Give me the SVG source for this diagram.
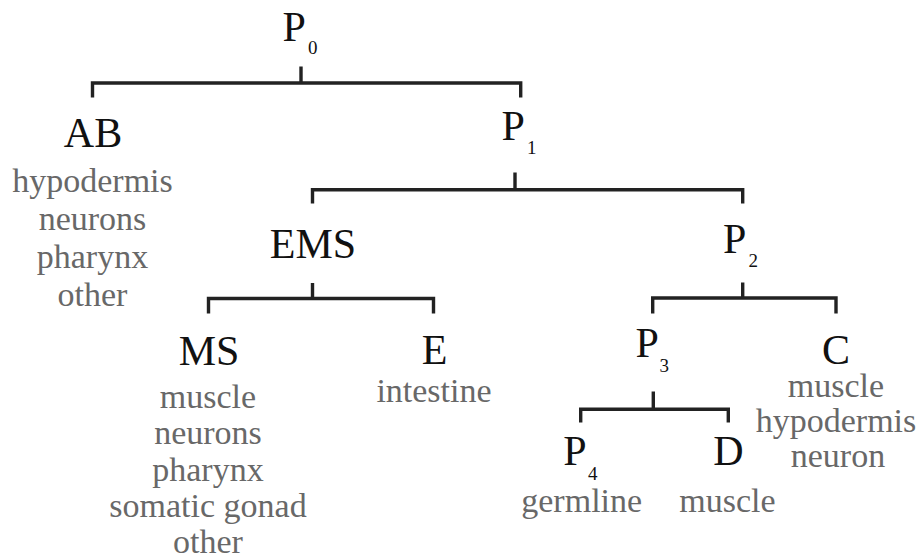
<svg xmlns="http://www.w3.org/2000/svg" width="921" height="559" viewBox="0 0 921 559">
<style>
  .lbl { font-family: "Liberation Serif", "Times New Roman", "DejaVu Serif", serif; font-size: 42px; fill: #111; }
  .sub { font-size: 19px; }
  .cell { font-family: "Liberation Serif", "Times New Roman", "DejaVu Serif", serif; font-size: 34px; fill: #686868; text-anchor: middle; }
  .mid { text-anchor: middle; }
  .br { fill: none; stroke: #222; stroke-width: 3.4; stroke-linejoin: miter; stroke-linecap: butt; }
</style>
<rect width="921" height="559" fill="#fff"/>
<g id="connectors">
  <path class="br" d="M92.5,97.5 V83 H520.7 V97.5 M301,66.5 V83"/>
  <path class="br" d="M312.5,203.5 V189.7 H742.7 V203.5 M515,172.5 V189.7"/>
  <path class="br" d="M208.5,313.5 V298.5 H433.5 V313.5 M312.5,283 V298.5"/>
  <path class="br" d="M652.7,313.5 V298 H836 V313.5 M742.7,282.5 V298"/>
  <path class="br" d="M580.7,422.5 V409.3 H728.3 V422.5 M653.3,391.5 V409.3"/>
</g>
<g id="P0">
  <text class="lbl"><tspan x="282.5" y="40.7">P</tspan><tspan class="sub" x="308" y="54">0</tspan></text>
</g>
<g id="AB">
  <text class="lbl mid" x="93" y="146.7">AB</text>
  <text class="cell" x="92.5" y="192">hypodermis</text>
  <text class="cell" x="92.5" y="230">neurons</text>
  <text class="cell" x="92.5" y="268">pharynx</text>
  <text class="cell" x="92.5" y="306">other</text>
</g>
<g id="P1">
  <text class="lbl"><tspan x="501.5" y="140">P</tspan><tspan class="sub" x="527" y="154">1</tspan></text>
</g>
<g id="EMS">
  <text class="lbl mid" x="313" y="258">EMS</text>
</g>
<g id="P2">
  <text class="lbl"><tspan x="723" y="252.7">P</tspan><tspan class="sub" x="748.5" y="266.7">2</tspan></text>
</g>
<g id="MS">
  <text class="lbl mid" x="209" y="365">MS</text>
  <text class="cell" x="208" y="407.5">muscle</text>
  <text class="cell" x="208" y="444">neurons</text>
  <text class="cell" x="208" y="481">pharynx</text>
  <text class="cell" x="208" y="517">somatic gonad</text>
  <text class="cell" x="208" y="553">other</text>
</g>
<g id="E">
  <text class="lbl mid" x="434.5" y="364">E</text>
  <text class="cell" x="434" y="401.5">intestine</text>
</g>
<g id="P3">
  <text class="lbl"><tspan x="635.5" y="357">P</tspan><tspan class="sub" x="659.5" y="372">3</tspan></text>
</g>
<g id="C">
  <text class="lbl mid" x="836" y="364">C</text>
  <text class="cell" x="836" y="397">muscle</text>
  <text class="cell" x="836" y="432">hypodermis</text>
  <text class="cell" x="838" y="467">neuron</text>
</g>
<g id="P4">
  <text class="lbl"><tspan x="563.3" y="465">P</tspan><tspan class="sub" x="588" y="480">4</tspan></text>
  <text class="cell" x="581.7" y="512">germline</text>
</g>
<g id="D">
  <text class="lbl mid" x="728.3" y="465">D</text>
  <text class="cell" x="727.5" y="512">muscle</text>
</g>
</svg>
^^^^^^^^
Given instruction -> From the material above, reproduce everything verbatim except the pictures.

Response to the exercise ->
Give me the SVG source for this diagram.
<svg xmlns="http://www.w3.org/2000/svg" width="921" height="559" viewBox="0 0 921 559">
<style>
  .lbl { font-family: "Liberation Serif", "Times New Roman", "DejaVu Serif", serif; font-size: 42px; fill: #111; }
  .sub { font-size: 19px; }
  .cell { font-family: "Liberation Serif", "Times New Roman", "DejaVu Serif", serif; font-size: 34px; fill: #686868; text-anchor: middle; }
  .mid { text-anchor: middle; }
  .br { fill: none; stroke: #222; stroke-width: 3.4; stroke-linejoin: miter; stroke-linecap: butt; }
</style>
<rect width="921" height="559" fill="#fff"/>
<g id="connectors">
  <path class="br" d="M92.5,97.5 V83 H520.7 V97.5 M301,66.5 V83"/>
  <path class="br" d="M312.5,203.5 V189.7 H742.7 V203.5 M515,172.5 V189.7"/>
  <path class="br" d="M208.5,313.5 V298.5 H433.5 V313.5 M312.5,283 V298.5"/>
  <path class="br" d="M652.7,313.5 V298 H836 V313.5 M742.7,282.5 V298"/>
  <path class="br" d="M580.7,422.5 V409.3 H728.3 V422.5 M653.3,391.5 V409.3"/>
</g>
<g id="P0">
  <text class="lbl"><tspan x="282.5" y="40.7">P</tspan><tspan class="sub" x="308" y="54">0</tspan></text>
</g>
<g id="AB">
  <text class="lbl mid" x="93" y="146.7">AB</text>
  <text class="cell" x="92.5" y="192">hypodermis</text>
  <text class="cell" x="92.5" y="230">neurons</text>
  <text class="cell" x="92.5" y="268">pharynx</text>
  <text class="cell" x="92.5" y="306">other</text>
</g>
<g id="P1">
  <text class="lbl"><tspan x="501.5" y="140">P</tspan><tspan class="sub" x="527" y="154">1</tspan></text>
</g>
<g id="EMS">
  <text class="lbl mid" x="313" y="258">EMS</text>
</g>
<g id="P2">
  <text class="lbl"><tspan x="723" y="252.7">P</tspan><tspan class="sub" x="748.5" y="266.7">2</tspan></text>
</g>
<g id="MS">
  <text class="lbl mid" x="209" y="365">MS</text>
  <text class="cell" x="208" y="407.5">muscle</text>
  <text class="cell" x="208" y="444">neurons</text>
  <text class="cell" x="208" y="481">pharynx</text>
  <text class="cell" x="208" y="517">somatic gonad</text>
  <text class="cell" x="208" y="553">other</text>
</g>
<g id="E">
  <text class="lbl mid" x="434.5" y="364">E</text>
  <text class="cell" x="434" y="401.5">intestine</text>
</g>
<g id="P3">
  <text class="lbl"><tspan x="635.5" y="357">P</tspan><tspan class="sub" x="659.5" y="372">3</tspan></text>
</g>
<g id="C">
  <text class="lbl mid" x="836" y="364">C</text>
  <text class="cell" x="836" y="397">muscle</text>
  <text class="cell" x="836" y="432">hypodermis</text>
  <text class="cell" x="838" y="467">neuron</text>
</g>
<g id="P4">
  <text class="lbl"><tspan x="563.3" y="465">P</tspan><tspan class="sub" x="588" y="480">4</tspan></text>
  <text class="cell" x="581.7" y="512">germline</text>
</g>
<g id="D">
  <text class="lbl mid" x="728.3" y="465">D</text>
  <text class="cell" x="727.5" y="512">muscle</text>
</g>
</svg>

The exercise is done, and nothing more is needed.